Emanuelle Degli Eposti searches Egypt's Revolutionary Trail
Eposti offers a snapshot of Cairo's new historical attractions @ Arab Review.
The body sways slightly in the breeze, its heavy bulk suspended from the lamppost above by a length of thick cord. Next to this effigy – of Mubarak, of SCAF, of the lingering corruption and instability in Egypt, the choice is yours – a hand-written poster proclaims that “the revolution will not stay unfinished”. Below the sign a gaggle of bearded Salafis and veiled women wave banners, while Islamic chanting blares from loudspeakers around the square.

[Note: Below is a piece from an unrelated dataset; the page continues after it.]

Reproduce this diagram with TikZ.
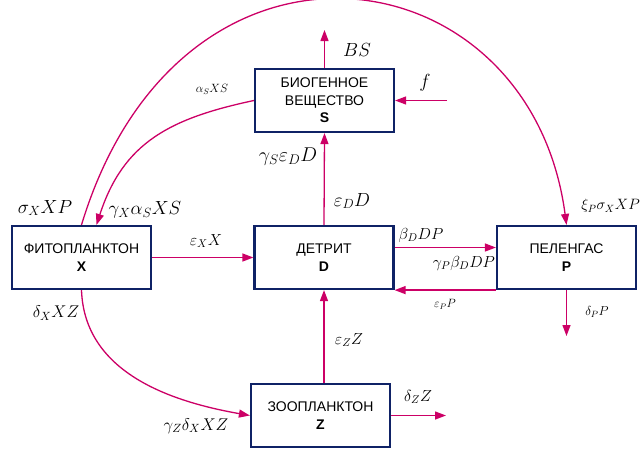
\RequirePackage{fix-cm}
\documentclass[tikz,border=0pt]{standalone}
\usepackage{fontspec}
\setsansfont{Liberation Sans}
\usetikzlibrary{arrows.meta}
\definecolor{boxblue}{HTML}{0F2266}
\definecolor{flowmag}{HTML}{CC0066}

\begin{document}
\begin{tikzpicture}[x=1pt,y=-1pt,
  blok/.style={draw=boxblue,line width=2.2pt,minimum width=139pt,minimum height=63pt,inner sep=0pt,align=center,font=\sffamily\fontsize{14}{17.5}\selectfont},
  flow/.style={flowmag,line width=1.3pt,-{Triangle[length=11pt,width=8pt]}},
  lbig/.style={inner sep=0pt,font=\fontsize{19}{20}\selectfont},
  lmid/.style={inner sep=0pt,font=\fontsize{16}{17}\selectfont},
  lsmall/.style={inner sep=0pt,font=\fontsize{12}{13}\selectfont}]
  \useasboundingbox (0,0) rectangle (640,448);
  \node[blok] (S) at (324.5,100.5) {БИОГЕННОЕ\\ВЕЩЕСТВО\\\textbf{S}};
  \node[blok] (X) at (81.5,257.5) {ФИТОПЛАНКТОН\\\textbf{X}};
  \node[blok] (D) at (324,257.5) {ДЕТРИТ\\\textbf{D}};
  \node[blok] (P) at (566.5,257.5) {ПЕЛЕНГАС\\\textbf{P}};
  \node[blok] (Z) at (320.5,415.5) {ЗООПЛАНКТОН\\\textbf{Z}};
  \coordinate (bsout) at (324.5,30);
  \coordinate (fin) at (447,100.5);
  \coordinate (pout) at (566.5,336);
  \coordinate (zout) at (446,415.5);
  \draw[flow] (S.north) -- (bsout);
  \draw[flow] (fin) -- (S.east);
  \draw[flow] (D.north) -- (S.south);
  \draw[flow] (X.east) -- (D.west);
  \draw[flow] ([yshift=10pt]D.east) -- ([yshift=10pt]P.west);
  \draw[flow] (P.south west) -- (D.south east);
  \draw[flow] (P.south) -- (pout);
  \draw[flow] (Z.north -| D.south) -- (D.south);
  \draw[flow] (Z.east) -- (zout);
  \draw[flow] (X.south) to[out=-88,in=170] (Z.west);
  \draw[flow] (S.west) to[out=192,in=72,looseness=1.1] ([xshift=15pt]X.north);
  \draw[flow] (X.north) .. controls (180,-100) and (530,-50) .. (P.north);
  \node[lbig] (bs) at (357,50) {$BS$};
  \node[lbig] (f) at (425,83) {$f$};
  \node[lsmall] (axs) at (212,89) {$\alpha_S XS$};
  \node[lbig,font=\fontsize{20}{21}\selectfont] (gsed) at (288,157) {$\gamma_S\varepsilon_D D$};
  \node[lbig] (sxp) at (45,208) {$\sigma_X XP$};
  \node[lbig] (gxaxs) at (145,210) {$\gamma_X\alpha_S XS$};
  \node[lbig] (ed) at (352,201) {$\varepsilon_D D$};
  \node[lmid,font=\fontsize{15}{16}\selectfont,anchor=east] (xpsxp) at (640,206) {$\xi_P\sigma_X XP$};
  \node[lmid] (exx) at (206,241) {$\varepsilon_X X$};
  \node[lmid,font=\fontsize{17}{18}\selectfont] (dxz) at (56,313) {$\delta_X XZ$};
  \node[lmid,font=\fontsize{17}{18}\selectfont] (gzdxz) at (196,426) {$\gamma_Z\delta_X XZ$};
  \node[lmid] (bddp) at (421,235) {$\beta_D DP$};
  \node[lmid] (gpbddp) at (464,263) {$\gamma_P\beta_D DP$};
  \node[lsmall] (epp) at (445,304) {$\varepsilon_P P$};
  \node[lsmall,font=\fontsize{13}{14}\selectfont] (dpp) at (597,312) {$\delta_P P$};
  \node[lmid] (ezz) at (349,340) {$\varepsilon_Z Z$};
  \node[lmid] (dzz) at (418,397) {$\delta_Z Z$};
\end{tikzpicture}
\end{document}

This is Cairo’s Tahrir Square, one year on. The same Tahrir Square where thousands of Egyptians gathered on 25 January 2011 to overthrow their tyrannical leader; the same Tahrir Square where government forces opened fire on unarmed civilians and where street battles were waged under a cloud of tear gas. Now, more than 14 months later, under the swaying mannequin and in front of the protesting Salafists a group of fair-skinned backpackers are posing for a photograph – tourists.
This is my first time in Cairo, and although the noise, chaos and heat are all as I expected – as are the lingering smells of cardamom-laced coffee and traffic fumes that pervade the city – I am surprised to find that mine is one of only a handful of Western faces I am able to spot in the teeming masses of the city. Where have all the tourists gone?
Although the official statistics say that tourist numbers fell a third in 2011, the deserted archaeological sites and echoing hotel corridors suggest that the true number may be much greater. The well-beaten track from Luxor to Sharm el Sheikh is all but deserted; a few sorrowful looking tour buses sit churning up the dust in the car park of Cairo’s Pyramids. The Foreign and Commonwealth Office still advises against travel to many parts of the country, and many of my friends and colleagues looked at me slightly oddly when I informed them I was intending to go to Egypt – indeed, during my time in Cairo several people were killed in demonstrations in front of the Defence Ministry.